Kumparan, 15 Januari 2019
Penentuan harga gas di Indonesia masih menjadi masalah dari hulu hingga hilir. Di kalangan industri, ada disparitas harga yang terlampau jauh dari pusat produksi ke konsumen di hilir.
Direktur Eksekutif ReforMiner Institute Komaidi Notonegoro mengatakan jika ingin membentuk harga gas yang seragam di seluruh Indonesia, pemerintah harus mengatur harganya sebagaimana Perum Bulog mematok harga eceran suatu komoditas pertanian seperti beras.
Caranya, kata dia, pemerintah membeli semua gas dari berbagai lapangan yang ada di Indonesia. Gas bumi itu lalu diproduksi dan menjualnya dengan satu harga ke pengguna.
“Jika pemerintah ingin harganya seragam, ide semacam Bulog di pertanian perlu diterapkan di gas. Jadi pemerintah beli semua gas dari lapangan yang variatif lalu blending, lalu mengeluarkan satu harga,†kata dia dalam diskusi Publish What You Pay di Hotel Arya Duta, Jakarta, Selasa (15/1).
Dengan begitu, kata dia, tidak ada kontraktor kontrak kerja sama (KKKS) yang dirugikan dalam bisnis ini.
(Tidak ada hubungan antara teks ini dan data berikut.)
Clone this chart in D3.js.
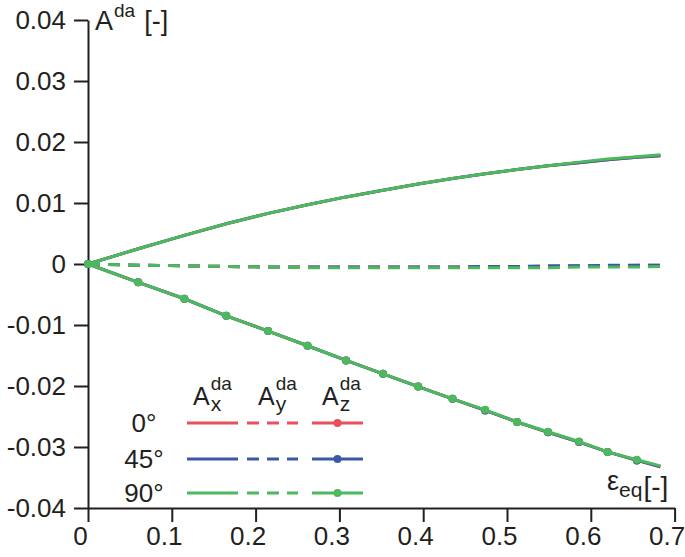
<!DOCTYPE html>
<html>
<head>
<meta charset="utf-8">
<script src="https://cdn.jsdelivr.net/npm/d3@7"></script>
<style>
  body { margin: 0; background: #fff; }
  svg { display: block; font-family: "Liberation Sans", Arial, sans-serif; }
  .axis text { font-size: 26px; fill: #231f20; }
  .axis path, .axis line { stroke: #231f20; stroke-width: 2; }
</style>
</head>
<body>
<div id="chart"></div>
<script>
// strain values (shared by all curves)
var strain = [0, 0.060, 0.115, 0.165, 0.215, 0.262, 0.308, 0.352, 0.394, 0.435, 0.474, 0.512, 0.549, 0.586, 0.620, 0.655, 0.683];

// A_x^da (solid)
var ax0  = [0, 0.0025, 0.0047, 0.0066, 0.0083, 0.0097, 0.0110, 0.0121, 0.0131, 0.0140, 0.0148, 0.0155, 0.0161, 0.0166, 0.0171, 0.0175, 0.0177];
var ax45 = [0, 0.0025, 0.0047, 0.0066, 0.0083, 0.0097, 0.0110, 0.0121, 0.0131, 0.0140, 0.0148, 0.0155, 0.0161, 0.0166, 0.0171, 0.0175, 0.0178];
var ax90 = [0, 0.0025, 0.0047, 0.0066, 0.0083, 0.0097, 0.0110, 0.0121, 0.0131, 0.0140, 0.0148, 0.0155, 0.0161, 0.0167, 0.0172, 0.0176, 0.0179];

// A_y^da (dashed)
var ay0  = [0, -0.0002, -0.0003, -0.0004, -0.0005, -0.0005, -0.0005, -0.0005, -0.0005, -0.0005, -0.0004, -0.0004, -0.0004, -0.0003, -0.0003, -0.0002, -0.0002];
var ay45 = [0, -0.0002, -0.0003, -0.0004, -0.0005, -0.0005, -0.0005, -0.0005, -0.0005, -0.0005, -0.0004, -0.0004, -0.0003, -0.0003, -0.0002, -0.0002, -0.0002];
var ay90 = [0, -0.0002, -0.0003, -0.0004, -0.0005, -0.0006, -0.0006, -0.0006, -0.0006, -0.0006, -0.0006, -0.0006, -0.0006, -0.0005, -0.0005, -0.0005, -0.0004];

// A_z^da (solid with dots)
var az0  = [0, -0.0030, -0.0057, -0.0085, -0.0110, -0.0134, -0.0158, -0.0180, -0.0201, -0.0221, -0.0240, -0.0259, -0.0276, -0.0292, -0.0308, -0.0322, -0.0333];
var az45 = [0, -0.0030, -0.0057, -0.0085, -0.0110, -0.0134, -0.0158, -0.0180, -0.0201, -0.0221, -0.0240, -0.0259, -0.0276, -0.0292, -0.0308, -0.0322, -0.0332];
var az90 = [0, -0.0030, -0.0057, -0.0085, -0.0110, -0.0134, -0.0158, -0.0180, -0.0201, -0.0221, -0.0239, -0.0259, -0.0275, -0.0291, -0.0308, -0.0321, -0.0331];

var angles = ["0°", "45°", "90°"];
var colors = ["#e8505c", "#3a58a4", "#4cba5c"];

var xTicks = [0, 0.1, 0.2, 0.3, 0.4, 0.5, 0.6, 0.7];
var xTickLabels = ["0", "0.1", "0.2", "0.3", "0.4", "0.5", "0.6", "0.7"];
var yTicks = [-0.04, -0.03, -0.02, -0.01, 0, 0.01, 0.02, 0.03, 0.04];
var yTickLabels = ["-0.04", "-0.03", "-0.02", "-0.01", "0", "0.01", "0.02", "0.03", "0.04"];

var width = 685, height = 557;
var svg = d3.select("#chart").append("svg").attr("width", width).attr("height", height);

var x = d3.scaleLinear().domain([0, 0.7]).range([88, 674.6]);
var y = d3.scaleLinear().domain([-0.04, 0.04]).range([508, 20]);

// axes
var xAxis = svg.append("g")
    .attr("class", "axis")
    .attr("transform", "translate(0," + y(-0.04) + ")")
    .call(d3.axisBottom(x).tickValues(xTicks).tickSize(14).tickSizeOuter(0).tickPadding(5)
      .tickFormat(function(d, i) { return xTickLabels[i]; }));
// labels in the original sit a bit left of their ticks
xAxis.selectAll(".tick text").attr("dx", -8);

svg.append("g")
    .attr("class", "axis")
    .attr("transform", "translate(" + x(0) + ",0)")
    .call(d3.axisLeft(y).tickValues(yTicks).tickSize(14).tickSizeOuter(0).tickPadding(8)
      .tickFormat(function(d, i) { return yTickLabels[i]; }));

var series = [
  {ax: ax0, ay: ay0, az: az0},
  {ax: ax45, ay: ay45, az: az45},
  {ax: ax90, ay: ay90, az: az90}
];

var line = d3.line()
    .x(function(d) { return x(d[0]); })
    .y(function(d) { return y(d[1]); });

function pts(vals) { return strain.map(function(s, i) { return [s, vals[i]]; }); }

var plot = svg.append("g");
series.forEach(function(s, k) {
  var g = plot.append("g");
  g.append("path").attr("d", line(pts(s.ay)))
    .attr("fill", "none").attr("stroke", colors[k]).attr("stroke-width", 3).attr("stroke-dasharray", "12,8");
  g.append("path").attr("d", line(pts(s.ax)))
    .attr("fill", "none").attr("stroke", colors[k]).attr("stroke-width", 3);
  g.append("path").attr("d", line(pts(s.az)))
    .attr("fill", "none").attr("stroke", colors[k]).attr("stroke-width", 3);
  g.selectAll("circle").data(pts(s.az).slice(0, -1)).enter().append("circle")
    .attr("cx", function(d) { return x(d[0]); })
    .attr("cy", function(d) { return y(d[1]); })
    .attr("r", 4)
    .attr("fill", colors[k]);
});

// axis titles
var yt = svg.append("text").attr("x", 95).attr("y", 30).attr("fill", "#231f20").style("font-size", "27px");
yt.append("tspan").text("A");
yt.append("tspan").attr("dy", -13).attr("dx", 1).style("font-size", "19px").text("da");
yt.append("tspan").attr("dy", 13).attr("dx", 9).text("[-]");

var xt = svg.append("text").attr("x", 607).attr("y", 490).attr("fill", "#231f20").style("font-size", "27px");
xt.append("tspan").text("ε");
xt.append("tspan").attr("dy", 7).style("font-size", "21px").text("eq");
xt.append("tspan").attr("dy", -1).attr("dx", 1).style("font-size", "28px").text("[-]");

// legend
var colX = [187, 247, 312];
var headX = [193, 258, 322];
var colW = 51;
var rowY = [423, 459, 493];
var heads = ["x", "y", "z"];

heads.forEach(function(h, j) {
  var t = svg.append("text").attr("x", headX[j]).attr("y", 405).attr("fill", "#231f20").style("font-size", "25px");
  t.append("tspan").text("A");
  var aw = t.node().getComputedTextLength();
  svg.append("text").attr("x", headX[j] + 1 + aw).attr("y", 390).attr("fill", "#231f20")
    .style("font-size", "19px").text("da");
  svg.append("text").attr("x", headX[j] + 1 + aw).attr("y", 411).attr("fill", "#231f20")
    .style("font-size", "21px").text(h);
});

angles.forEach(function(a, k) {
  svg.append("text").attr("x", 144).attr("y", rowY[k]).attr("dy", "0.36em")
    .attr("text-anchor", "middle").attr("fill", "#231f20").style("font-size", "26px").text(a);
  var dash = [null, "12,8", null];
  colX.forEach(function(cx, j) {
    svg.append("line").attr("x1", cx).attr("x2", cx + colW).attr("y1", rowY[k]).attr("y2", rowY[k])
      .attr("stroke", colors[k]).attr("stroke-width", 3).attr("stroke-dasharray", dash[j]);
  });
  svg.append("circle").attr("cx", colX[2] + colW / 2).attr("cy", rowY[k]).attr("r", 4).attr("fill", colors[k]);
});
</script>
</body>
</html>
Pasalnya, selama ini harga gas yang dijual KKKS dari mulut gas tidak sama dengan yang dibeli konsumen akhir.
Komaidi mengatakan, berdasarkan kajian lembaganya, harga gas terbagi menjadi 3 region di Indonesia yang berbeda di mulut tambang. Dari ketiga region, Indonesia bagian barat harga gasnya paling tinggi yaitu mendekati USD 8 per mmbtu.
Untuk Indonesia bagian tengah sekitar USD 7 per mmbtu. Hanya di Indonesia bagian Timur yang harga gas dari mulut tambang kurang dari USD 5 per mmbtu. Perbedaan harga gas di sumber utamanya pada setiap region disebabkan karena lokasi gas tersebut.
Di timur Indonesia misalnya, harga gas di sana murah karena sumbernya banyak. Tapi, ketika gas itu dibawa ke Jawa, harganya menjadi mahal. Belum lagi, keberadaan trader gas yang bertingkat-tingkat membuat harga gas sampai ke konsumen terakhir seperti pabrik pengolahan makanan atau pabrik keramik, menjadi lebih mahal lagi.
Padahal, kata dia, Presiden Joko Widodo telah menetapkan harga gas bumi untuk industri sebesar USD 6 per mmbtu. Aturan itu diteken Jokowi dalam Peraturan Presiden Nomor 40 Tahun 2016 tentang Penerapam Harga Gas Bumi.
“Jadi di kepala sumur ada yang dekati USD 8 per mmbtu. Jokowinya mintanya USD 6 per mmbtu. Bagaimana nasibnya? Karena keekonomian proyek tidak sama. Ada wilayah-wilayah tertentu, infrastruktur belum mapan, sementara infrastruktur di barat dan timur berbeda,” kata dia.
Ketika kontraktor tertekan, Komaidi khawatir penemuan cadangan baru semakin berkurang. Jika cadangan baru berkurang, maka ketahanan energi bisa terganggu.